*EXERCISE*: Copy the data that follows exactly. Include no pictures.

*DATA*:
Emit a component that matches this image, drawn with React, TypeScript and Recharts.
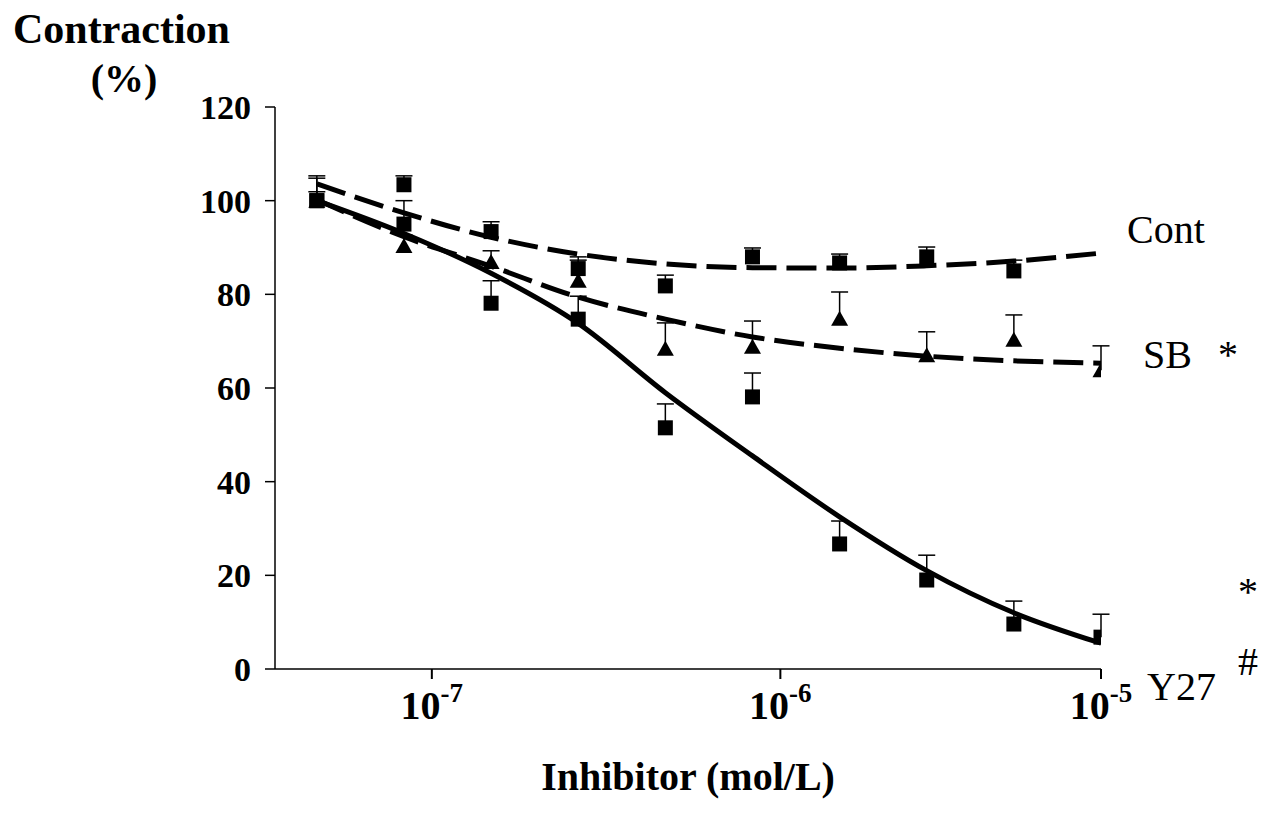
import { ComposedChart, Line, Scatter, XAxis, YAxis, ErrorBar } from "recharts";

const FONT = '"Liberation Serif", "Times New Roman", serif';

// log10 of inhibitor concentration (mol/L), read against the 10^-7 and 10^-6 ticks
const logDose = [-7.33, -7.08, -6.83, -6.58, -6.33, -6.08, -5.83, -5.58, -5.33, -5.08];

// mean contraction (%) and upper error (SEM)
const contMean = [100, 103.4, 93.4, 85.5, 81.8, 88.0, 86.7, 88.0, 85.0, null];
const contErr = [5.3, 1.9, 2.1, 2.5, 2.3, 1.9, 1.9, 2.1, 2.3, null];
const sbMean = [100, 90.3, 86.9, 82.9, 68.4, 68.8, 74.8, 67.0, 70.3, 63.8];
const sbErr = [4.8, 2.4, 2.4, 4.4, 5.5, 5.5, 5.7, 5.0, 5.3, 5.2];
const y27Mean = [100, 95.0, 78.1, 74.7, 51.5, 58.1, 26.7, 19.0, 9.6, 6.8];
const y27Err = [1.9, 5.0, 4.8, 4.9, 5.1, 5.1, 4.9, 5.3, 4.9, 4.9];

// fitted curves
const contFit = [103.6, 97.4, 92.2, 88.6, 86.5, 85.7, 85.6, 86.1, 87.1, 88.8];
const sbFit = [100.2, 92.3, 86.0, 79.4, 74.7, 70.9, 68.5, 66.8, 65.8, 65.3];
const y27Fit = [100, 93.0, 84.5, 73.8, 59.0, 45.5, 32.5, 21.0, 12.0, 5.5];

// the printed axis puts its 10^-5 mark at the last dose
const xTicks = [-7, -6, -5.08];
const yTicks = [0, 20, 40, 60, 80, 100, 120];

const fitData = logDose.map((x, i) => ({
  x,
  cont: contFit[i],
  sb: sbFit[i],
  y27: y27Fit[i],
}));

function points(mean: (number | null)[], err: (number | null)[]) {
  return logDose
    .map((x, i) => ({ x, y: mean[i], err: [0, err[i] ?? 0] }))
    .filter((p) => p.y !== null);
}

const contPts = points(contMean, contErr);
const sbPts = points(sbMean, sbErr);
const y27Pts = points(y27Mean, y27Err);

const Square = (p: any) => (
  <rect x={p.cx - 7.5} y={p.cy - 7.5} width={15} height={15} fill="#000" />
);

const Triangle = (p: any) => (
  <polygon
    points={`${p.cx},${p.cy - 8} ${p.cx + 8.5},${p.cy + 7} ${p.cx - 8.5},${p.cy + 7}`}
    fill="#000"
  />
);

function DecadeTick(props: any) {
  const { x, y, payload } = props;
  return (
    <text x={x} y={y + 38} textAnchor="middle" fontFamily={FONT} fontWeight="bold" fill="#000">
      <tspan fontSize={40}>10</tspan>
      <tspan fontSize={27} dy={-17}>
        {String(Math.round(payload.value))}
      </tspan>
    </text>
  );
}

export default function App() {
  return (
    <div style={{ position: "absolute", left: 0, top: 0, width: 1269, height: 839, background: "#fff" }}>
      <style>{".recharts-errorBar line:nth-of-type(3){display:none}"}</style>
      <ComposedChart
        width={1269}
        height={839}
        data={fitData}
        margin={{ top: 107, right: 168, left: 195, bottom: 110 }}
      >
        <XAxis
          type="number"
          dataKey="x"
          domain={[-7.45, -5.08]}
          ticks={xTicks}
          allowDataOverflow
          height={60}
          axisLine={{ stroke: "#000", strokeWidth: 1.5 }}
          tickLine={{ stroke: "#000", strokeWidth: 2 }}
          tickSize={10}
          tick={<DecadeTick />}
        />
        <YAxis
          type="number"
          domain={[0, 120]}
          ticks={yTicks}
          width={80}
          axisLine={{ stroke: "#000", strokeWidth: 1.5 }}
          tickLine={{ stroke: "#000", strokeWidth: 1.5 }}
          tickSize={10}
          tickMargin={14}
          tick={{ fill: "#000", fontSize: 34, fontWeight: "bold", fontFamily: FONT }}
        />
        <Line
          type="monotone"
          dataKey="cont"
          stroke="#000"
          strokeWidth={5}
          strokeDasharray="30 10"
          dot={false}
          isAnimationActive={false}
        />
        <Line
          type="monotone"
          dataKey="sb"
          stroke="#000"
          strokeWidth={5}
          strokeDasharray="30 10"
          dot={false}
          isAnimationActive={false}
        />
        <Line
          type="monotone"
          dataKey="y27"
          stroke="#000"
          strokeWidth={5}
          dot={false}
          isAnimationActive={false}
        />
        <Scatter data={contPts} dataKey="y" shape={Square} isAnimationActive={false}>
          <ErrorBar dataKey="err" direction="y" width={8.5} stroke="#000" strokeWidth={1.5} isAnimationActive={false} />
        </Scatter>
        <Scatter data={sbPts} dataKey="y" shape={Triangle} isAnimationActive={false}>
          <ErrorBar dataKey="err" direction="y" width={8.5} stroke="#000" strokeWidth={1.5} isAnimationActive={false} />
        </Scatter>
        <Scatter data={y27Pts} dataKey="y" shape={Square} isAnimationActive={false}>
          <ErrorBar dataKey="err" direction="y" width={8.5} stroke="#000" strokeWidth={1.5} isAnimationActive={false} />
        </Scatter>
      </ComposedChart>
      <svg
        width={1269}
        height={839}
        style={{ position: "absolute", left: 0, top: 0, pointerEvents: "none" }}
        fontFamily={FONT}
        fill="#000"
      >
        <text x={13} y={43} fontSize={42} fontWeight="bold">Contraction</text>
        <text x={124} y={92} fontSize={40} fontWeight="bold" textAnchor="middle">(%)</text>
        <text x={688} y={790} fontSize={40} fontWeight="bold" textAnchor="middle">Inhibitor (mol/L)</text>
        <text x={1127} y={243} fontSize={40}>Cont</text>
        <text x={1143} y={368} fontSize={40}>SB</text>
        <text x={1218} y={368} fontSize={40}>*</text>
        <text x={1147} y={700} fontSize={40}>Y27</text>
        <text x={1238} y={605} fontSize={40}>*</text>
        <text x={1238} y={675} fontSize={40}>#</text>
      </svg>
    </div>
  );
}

*FULL SOLUTION*:
Emit a component that matches this image, drawn with React, TypeScript and Recharts.
import { ComposedChart, Line, Scatter, XAxis, YAxis, ErrorBar } from "recharts";

const FONT = '"Liberation Serif", "Times New Roman", serif';

// log10 of inhibitor concentration (mol/L), read against the 10^-7 and 10^-6 ticks
const logDose = [-7.33, -7.08, -6.83, -6.58, -6.33, -6.08, -5.83, -5.58, -5.33, -5.08];

// mean contraction (%) and upper error (SEM)
const contMean = [100, 103.4, 93.4, 85.5, 81.8, 88.0, 86.7, 88.0, 85.0, null];
const contErr = [5.3, 1.9, 2.1, 2.5, 2.3, 1.9, 1.9, 2.1, 2.3, null];
const sbMean = [100, 90.3, 86.9, 82.9, 68.4, 68.8, 74.8, 67.0, 70.3, 63.8];
const sbErr = [4.8, 2.4, 2.4, 4.4, 5.5, 5.5, 5.7, 5.0, 5.3, 5.2];
const y27Mean = [100, 95.0, 78.1, 74.7, 51.5, 58.1, 26.7, 19.0, 9.6, 6.8];
const y27Err = [1.9, 5.0, 4.8, 4.9, 5.1, 5.1, 4.9, 5.3, 4.9, 4.9];

// fitted curves
const contFit = [103.6, 97.4, 92.2, 88.6, 86.5, 85.7, 85.6, 86.1, 87.1, 88.8];
const sbFit = [100.2, 92.3, 86.0, 79.4, 74.7, 70.9, 68.5, 66.8, 65.8, 65.3];
const y27Fit = [100, 93.0, 84.5, 73.8, 59.0, 45.5, 32.5, 21.0, 12.0, 5.5];

// the printed axis puts its 10^-5 mark at the last dose
const xTicks = [-7, -6, -5.08];
const yTicks = [0, 20, 40, 60, 80, 100, 120];

const fitData = logDose.map((x, i) => ({
  x,
  cont: contFit[i],
  sb: sbFit[i],
  y27: y27Fit[i],
}));

function points(mean: (number | null)[], err: (number | null)[]) {
  return logDose
    .map((x, i) => ({ x, y: mean[i], err: [0, err[i] ?? 0] }))
    .filter((p) => p.y !== null);
}

const contPts = points(contMean, contErr);
const sbPts = points(sbMean, sbErr);
const y27Pts = points(y27Mean, y27Err);

const Square = (p: any) => (
  <rect x={p.cx - 7.5} y={p.cy - 7.5} width={15} height={15} fill="#000" />
);

const Triangle = (p: any) => (
  <polygon
    points={`${p.cx},${p.cy - 8} ${p.cx + 8.5},${p.cy + 7} ${p.cx - 8.5},${p.cy + 7}`}
    fill="#000"
  />
);

function DecadeTick(props: any) {
  const { x, y, payload } = props;
  return (
    <text x={x} y={y + 38} textAnchor="middle" fontFamily={FONT} fontWeight="bold" fill="#000">
      <tspan fontSize={40}>10</tspan>
      <tspan fontSize={27} dy={-17}>
        {String(Math.round(payload.value))}
      </tspan>
    </text>
  );
}

export default function App() {
  return (
    <div style={{ position: "absolute", left: 0, top: 0, width: 1269, height: 839, background: "#fff" }}>
      <style>{".recharts-errorBar line:nth-of-type(3){display:none}"}</style>
      <ComposedChart
        width={1269}
        height={839}
        data={fitData}
        margin={{ top: 107, right: 168, left: 195, bottom: 110 }}
      >
        <XAxis
          type="number"
          dataKey="x"
          domain={[-7.45, -5.08]}
          ticks={xTicks}
          allowDataOverflow
          height={60}
          axisLine={{ stroke: "#000", strokeWidth: 1.5 }}
          tickLine={{ stroke: "#000", strokeWidth: 2 }}
          tickSize={10}
          tick={<DecadeTick />}
        />
        <YAxis
          type="number"
          domain={[0, 120]}
          ticks={yTicks}
          width={80}
          axisLine={{ stroke: "#000", strokeWidth: 1.5 }}
          tickLine={{ stroke: "#000", strokeWidth: 1.5 }}
          tickSize={10}
          tickMargin={14}
          tick={{ fill: "#000", fontSize: 34, fontWeight: "bold", fontFamily: FONT }}
        />
        <Line
          type="monotone"
          dataKey="cont"
          stroke="#000"
          strokeWidth={5}
          strokeDasharray="30 10"
          dot={false}
          isAnimationActive={false}
        />
        <Line
          type="monotone"
          dataKey="sb"
          stroke="#000"
          strokeWidth={5}
          strokeDasharray="30 10"
          dot={false}
          isAnimationActive={false}
        />
        <Line
          type="monotone"
          dataKey="y27"
          stroke="#000"
          strokeWidth={5}
          dot={false}
          isAnimationActive={false}
        />
        <Scatter data={contPts} dataKey="y" shape={Square} isAnimationActive={false}>
          <ErrorBar dataKey="err" direction="y" width={8.5} stroke="#000" strokeWidth={1.5} isAnimationActive={false} />
        </Scatter>
        <Scatter data={sbPts} dataKey="y" shape={Triangle} isAnimationActive={false}>
          <ErrorBar dataKey="err" direction="y" width={8.5} stroke="#000" strokeWidth={1.5} isAnimationActive={false} />
        </Scatter>
        <Scatter data={y27Pts} dataKey="y" shape={Square} isAnimationActive={false}>
          <ErrorBar dataKey="err" direction="y" width={8.5} stroke="#000" strokeWidth={1.5} isAnimationActive={false} />
        </Scatter>
      </ComposedChart>
      <svg
        width={1269}
        height={839}
        style={{ position: "absolute", left: 0, top: 0, pointerEvents: "none" }}
        fontFamily={FONT}
        fill="#000"
      >
        <text x={13} y={43} fontSize={42} fontWeight="bold">Contraction</text>
        <text x={124} y={92} fontSize={40} fontWeight="bold" textAnchor="middle">(%)</text>
        <text x={688} y={790} fontSize={40} fontWeight="bold" textAnchor="middle">Inhibitor (mol/L)</text>
        <text x={1127} y={243} fontSize={40}>Cont</text>
        <text x={1143} y={368} fontSize={40}>SB</text>
        <text x={1218} y={368} fontSize={40}>*</text>
        <text x={1147} y={700} fontSize={40}>Y27</text>
        <text x={1238} y={605} fontSize={40}>*</text>
        <text x={1238} y={675} fontSize={40}>#</text>
      </svg>
    </div>
  );
}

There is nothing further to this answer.